• **Records supplied**:
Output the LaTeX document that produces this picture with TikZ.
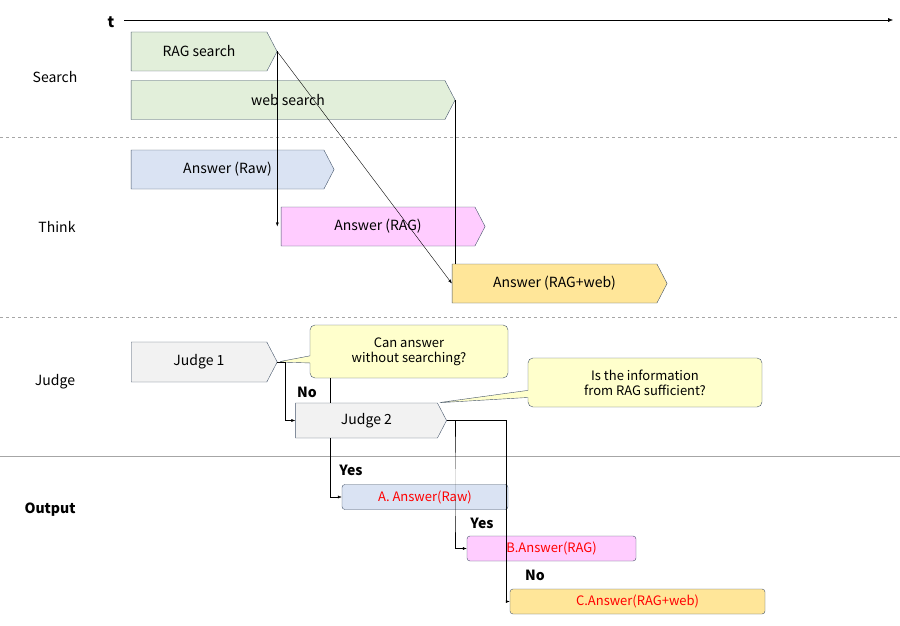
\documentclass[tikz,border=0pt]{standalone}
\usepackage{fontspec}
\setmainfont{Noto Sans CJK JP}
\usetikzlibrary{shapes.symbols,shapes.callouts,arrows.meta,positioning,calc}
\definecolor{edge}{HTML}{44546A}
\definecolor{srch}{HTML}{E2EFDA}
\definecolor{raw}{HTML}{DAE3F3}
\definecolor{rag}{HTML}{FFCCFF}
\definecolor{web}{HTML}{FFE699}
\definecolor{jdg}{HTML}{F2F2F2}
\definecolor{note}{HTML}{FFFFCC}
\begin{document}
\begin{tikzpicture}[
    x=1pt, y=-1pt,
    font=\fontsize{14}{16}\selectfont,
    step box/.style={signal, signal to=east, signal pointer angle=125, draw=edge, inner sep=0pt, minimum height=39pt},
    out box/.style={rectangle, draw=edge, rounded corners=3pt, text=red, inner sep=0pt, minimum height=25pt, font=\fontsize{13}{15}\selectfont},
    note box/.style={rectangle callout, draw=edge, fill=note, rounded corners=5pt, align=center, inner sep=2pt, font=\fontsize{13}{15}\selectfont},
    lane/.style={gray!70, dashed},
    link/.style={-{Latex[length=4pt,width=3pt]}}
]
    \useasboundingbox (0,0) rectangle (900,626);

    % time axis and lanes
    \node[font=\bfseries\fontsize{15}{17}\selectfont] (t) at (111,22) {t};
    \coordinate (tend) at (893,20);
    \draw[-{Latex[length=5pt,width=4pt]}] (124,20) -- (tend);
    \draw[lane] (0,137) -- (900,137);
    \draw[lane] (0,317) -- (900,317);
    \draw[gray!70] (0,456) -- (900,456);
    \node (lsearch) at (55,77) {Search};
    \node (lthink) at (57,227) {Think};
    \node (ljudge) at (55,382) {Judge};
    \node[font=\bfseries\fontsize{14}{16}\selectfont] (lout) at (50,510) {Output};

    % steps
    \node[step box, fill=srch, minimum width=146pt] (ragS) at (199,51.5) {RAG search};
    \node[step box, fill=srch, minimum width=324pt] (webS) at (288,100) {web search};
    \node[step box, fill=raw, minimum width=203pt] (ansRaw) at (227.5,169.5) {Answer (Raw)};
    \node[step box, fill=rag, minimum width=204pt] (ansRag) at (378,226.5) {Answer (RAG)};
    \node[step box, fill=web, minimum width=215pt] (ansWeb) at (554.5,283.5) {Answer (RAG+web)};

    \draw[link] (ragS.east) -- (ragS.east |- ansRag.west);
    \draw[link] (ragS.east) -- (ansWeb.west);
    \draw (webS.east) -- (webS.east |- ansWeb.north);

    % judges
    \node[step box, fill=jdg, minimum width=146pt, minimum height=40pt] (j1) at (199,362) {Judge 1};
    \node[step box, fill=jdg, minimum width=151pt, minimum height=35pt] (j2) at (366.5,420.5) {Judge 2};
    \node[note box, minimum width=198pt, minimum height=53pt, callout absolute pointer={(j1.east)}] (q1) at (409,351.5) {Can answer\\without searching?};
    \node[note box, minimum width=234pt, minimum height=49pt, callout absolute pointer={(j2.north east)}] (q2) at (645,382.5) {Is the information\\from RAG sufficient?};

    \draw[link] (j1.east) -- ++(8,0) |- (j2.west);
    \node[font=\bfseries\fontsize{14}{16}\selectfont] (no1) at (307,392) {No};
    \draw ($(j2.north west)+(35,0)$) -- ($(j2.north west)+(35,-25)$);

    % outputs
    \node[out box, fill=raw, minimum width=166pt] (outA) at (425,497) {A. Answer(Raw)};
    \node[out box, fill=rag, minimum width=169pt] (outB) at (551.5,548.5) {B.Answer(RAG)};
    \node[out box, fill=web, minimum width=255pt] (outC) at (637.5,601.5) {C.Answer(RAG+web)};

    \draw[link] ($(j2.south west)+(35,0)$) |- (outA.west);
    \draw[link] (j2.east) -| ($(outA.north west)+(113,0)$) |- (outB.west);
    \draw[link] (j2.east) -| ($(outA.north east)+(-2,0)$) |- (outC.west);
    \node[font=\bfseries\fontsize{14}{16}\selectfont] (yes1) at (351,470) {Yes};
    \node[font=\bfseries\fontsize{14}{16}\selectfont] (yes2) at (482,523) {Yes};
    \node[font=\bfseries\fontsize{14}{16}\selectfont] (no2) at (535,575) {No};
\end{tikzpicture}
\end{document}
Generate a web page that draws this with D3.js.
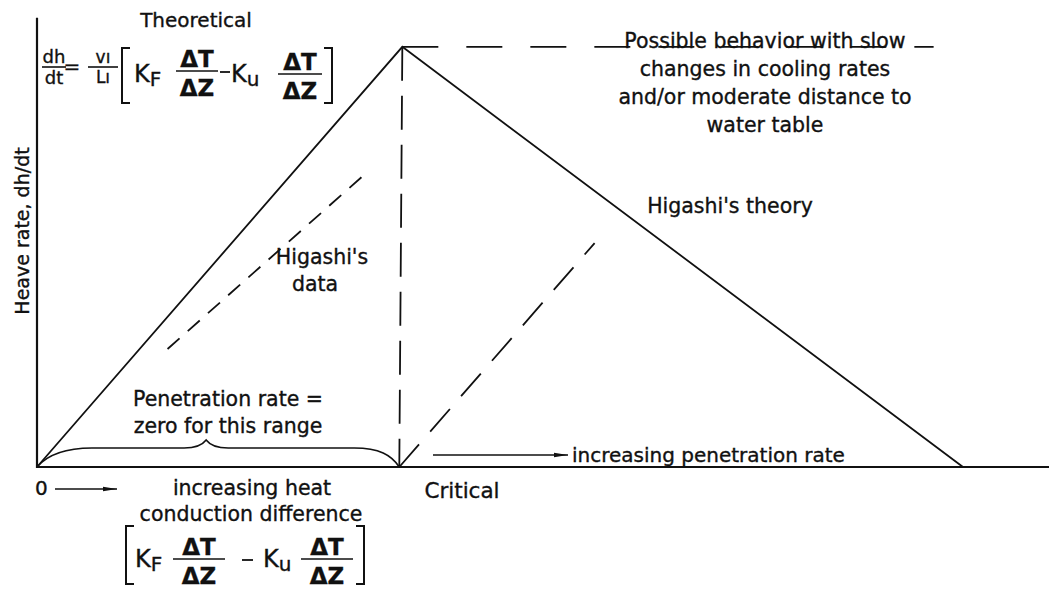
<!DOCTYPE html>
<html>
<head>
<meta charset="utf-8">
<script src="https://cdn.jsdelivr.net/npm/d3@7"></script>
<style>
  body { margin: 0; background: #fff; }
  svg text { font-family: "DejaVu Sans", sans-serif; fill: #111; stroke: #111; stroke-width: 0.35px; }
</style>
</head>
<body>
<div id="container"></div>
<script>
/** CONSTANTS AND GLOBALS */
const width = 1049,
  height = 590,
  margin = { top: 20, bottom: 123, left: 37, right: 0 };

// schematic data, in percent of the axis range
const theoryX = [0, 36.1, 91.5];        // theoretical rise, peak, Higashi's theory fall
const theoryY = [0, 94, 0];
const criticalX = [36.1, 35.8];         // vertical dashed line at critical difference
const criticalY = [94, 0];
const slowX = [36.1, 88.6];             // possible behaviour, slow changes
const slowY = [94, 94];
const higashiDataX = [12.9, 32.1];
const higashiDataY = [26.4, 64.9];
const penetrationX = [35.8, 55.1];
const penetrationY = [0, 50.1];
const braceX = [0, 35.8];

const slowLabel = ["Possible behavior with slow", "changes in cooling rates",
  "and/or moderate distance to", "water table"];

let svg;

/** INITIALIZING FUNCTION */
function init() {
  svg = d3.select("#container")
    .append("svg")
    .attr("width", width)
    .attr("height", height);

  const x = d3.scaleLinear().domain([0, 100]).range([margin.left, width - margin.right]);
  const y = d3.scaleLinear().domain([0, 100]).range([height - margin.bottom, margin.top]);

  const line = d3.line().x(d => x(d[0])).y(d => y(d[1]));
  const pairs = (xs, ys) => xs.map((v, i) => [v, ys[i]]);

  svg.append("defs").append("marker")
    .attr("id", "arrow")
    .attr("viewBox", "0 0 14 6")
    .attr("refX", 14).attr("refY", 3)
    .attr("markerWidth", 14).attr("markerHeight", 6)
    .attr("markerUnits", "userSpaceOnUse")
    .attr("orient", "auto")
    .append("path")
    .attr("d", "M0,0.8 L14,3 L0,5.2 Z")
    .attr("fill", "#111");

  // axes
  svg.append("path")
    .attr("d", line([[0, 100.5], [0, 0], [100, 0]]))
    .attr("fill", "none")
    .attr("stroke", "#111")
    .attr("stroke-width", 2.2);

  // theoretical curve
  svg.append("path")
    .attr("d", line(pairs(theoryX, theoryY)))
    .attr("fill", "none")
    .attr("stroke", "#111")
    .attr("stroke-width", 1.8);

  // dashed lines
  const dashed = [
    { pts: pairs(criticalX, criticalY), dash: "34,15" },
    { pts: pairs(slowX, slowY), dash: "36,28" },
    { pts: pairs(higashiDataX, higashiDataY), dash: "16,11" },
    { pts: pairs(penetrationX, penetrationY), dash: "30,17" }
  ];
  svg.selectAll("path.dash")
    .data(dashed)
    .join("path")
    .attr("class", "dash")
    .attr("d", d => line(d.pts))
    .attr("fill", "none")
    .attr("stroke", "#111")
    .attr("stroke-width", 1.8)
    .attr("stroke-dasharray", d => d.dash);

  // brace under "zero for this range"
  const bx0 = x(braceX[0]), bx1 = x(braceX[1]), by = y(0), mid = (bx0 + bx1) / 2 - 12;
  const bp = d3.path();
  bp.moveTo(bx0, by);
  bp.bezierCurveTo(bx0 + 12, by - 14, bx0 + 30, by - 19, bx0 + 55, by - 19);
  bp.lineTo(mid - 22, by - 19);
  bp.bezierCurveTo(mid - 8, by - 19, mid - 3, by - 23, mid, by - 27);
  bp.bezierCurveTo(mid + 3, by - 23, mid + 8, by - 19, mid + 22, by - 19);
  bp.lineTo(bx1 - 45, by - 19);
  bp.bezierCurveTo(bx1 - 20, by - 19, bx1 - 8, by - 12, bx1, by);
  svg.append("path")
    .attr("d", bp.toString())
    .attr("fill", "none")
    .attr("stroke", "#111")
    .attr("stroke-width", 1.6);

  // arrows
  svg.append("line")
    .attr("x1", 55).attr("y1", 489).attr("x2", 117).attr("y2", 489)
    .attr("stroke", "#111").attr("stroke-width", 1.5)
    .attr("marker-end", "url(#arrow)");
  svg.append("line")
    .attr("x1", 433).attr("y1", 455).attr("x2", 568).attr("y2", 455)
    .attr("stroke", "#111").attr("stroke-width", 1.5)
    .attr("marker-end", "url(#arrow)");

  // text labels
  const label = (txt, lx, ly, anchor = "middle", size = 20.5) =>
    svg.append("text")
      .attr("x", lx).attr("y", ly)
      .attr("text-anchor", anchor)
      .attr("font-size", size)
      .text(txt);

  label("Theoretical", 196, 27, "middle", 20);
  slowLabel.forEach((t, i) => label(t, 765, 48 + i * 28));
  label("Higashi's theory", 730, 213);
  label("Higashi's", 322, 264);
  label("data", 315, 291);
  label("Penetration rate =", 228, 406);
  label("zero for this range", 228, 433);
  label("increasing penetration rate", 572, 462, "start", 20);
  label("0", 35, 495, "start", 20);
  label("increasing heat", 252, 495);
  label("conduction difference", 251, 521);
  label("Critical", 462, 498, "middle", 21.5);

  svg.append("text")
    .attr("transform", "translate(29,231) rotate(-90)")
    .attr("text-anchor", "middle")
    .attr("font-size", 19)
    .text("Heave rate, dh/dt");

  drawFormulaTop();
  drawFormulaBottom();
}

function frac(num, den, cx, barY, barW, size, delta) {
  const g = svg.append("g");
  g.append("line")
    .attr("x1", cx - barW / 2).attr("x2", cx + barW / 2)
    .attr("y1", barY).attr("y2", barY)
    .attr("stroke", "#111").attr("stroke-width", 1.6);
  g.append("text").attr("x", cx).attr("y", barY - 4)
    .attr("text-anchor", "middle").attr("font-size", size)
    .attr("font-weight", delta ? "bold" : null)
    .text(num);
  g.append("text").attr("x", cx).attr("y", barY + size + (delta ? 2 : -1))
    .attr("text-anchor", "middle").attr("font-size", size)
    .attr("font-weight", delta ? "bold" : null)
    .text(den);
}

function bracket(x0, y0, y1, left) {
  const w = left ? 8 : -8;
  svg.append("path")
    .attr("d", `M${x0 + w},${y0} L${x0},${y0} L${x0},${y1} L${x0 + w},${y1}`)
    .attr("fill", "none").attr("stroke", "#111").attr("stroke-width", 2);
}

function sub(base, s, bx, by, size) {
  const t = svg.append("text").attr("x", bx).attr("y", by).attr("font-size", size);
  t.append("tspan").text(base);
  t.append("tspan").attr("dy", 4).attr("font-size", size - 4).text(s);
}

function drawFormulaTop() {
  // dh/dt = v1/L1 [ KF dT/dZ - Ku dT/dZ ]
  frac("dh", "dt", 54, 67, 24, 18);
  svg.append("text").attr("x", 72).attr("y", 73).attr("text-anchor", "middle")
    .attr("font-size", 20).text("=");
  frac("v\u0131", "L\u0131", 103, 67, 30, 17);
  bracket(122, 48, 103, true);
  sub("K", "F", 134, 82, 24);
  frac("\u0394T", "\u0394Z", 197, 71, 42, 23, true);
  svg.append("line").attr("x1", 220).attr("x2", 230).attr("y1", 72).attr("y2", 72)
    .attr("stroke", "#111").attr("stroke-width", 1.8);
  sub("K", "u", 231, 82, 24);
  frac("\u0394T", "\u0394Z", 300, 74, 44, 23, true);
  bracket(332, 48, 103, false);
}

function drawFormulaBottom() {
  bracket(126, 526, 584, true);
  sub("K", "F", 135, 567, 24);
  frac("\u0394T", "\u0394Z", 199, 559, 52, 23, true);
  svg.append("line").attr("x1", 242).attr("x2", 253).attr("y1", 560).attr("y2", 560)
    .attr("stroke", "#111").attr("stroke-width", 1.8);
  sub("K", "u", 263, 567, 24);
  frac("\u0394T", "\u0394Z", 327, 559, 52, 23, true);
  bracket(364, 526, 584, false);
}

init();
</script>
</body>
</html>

• **Direction**:
Extract the stretch of lines that begins at the line with "Generate a web" and ends at the line with "37, right: 0", inclusive. Omit every picture.

• **Output of the exercise**:
Generate a web page that draws this with D3.js.
<!DOCTYPE html>
<html>
<head>
<meta charset="utf-8">
<script src="https://cdn.jsdelivr.net/npm/d3@7"></script>
<style>
  body { margin: 0; background: #fff; }
  svg text { font-family: "DejaVu Sans", sans-serif; fill: #111; stroke: #111; stroke-width: 0.35px; }
</style>
</head>
<body>
<div id="container"></div>
<script>
/** CONSTANTS AND GLOBALS */
const width = 1049,
  height = 590,
  margin = { top: 20, bottom: 123, left: 37, right: 0 };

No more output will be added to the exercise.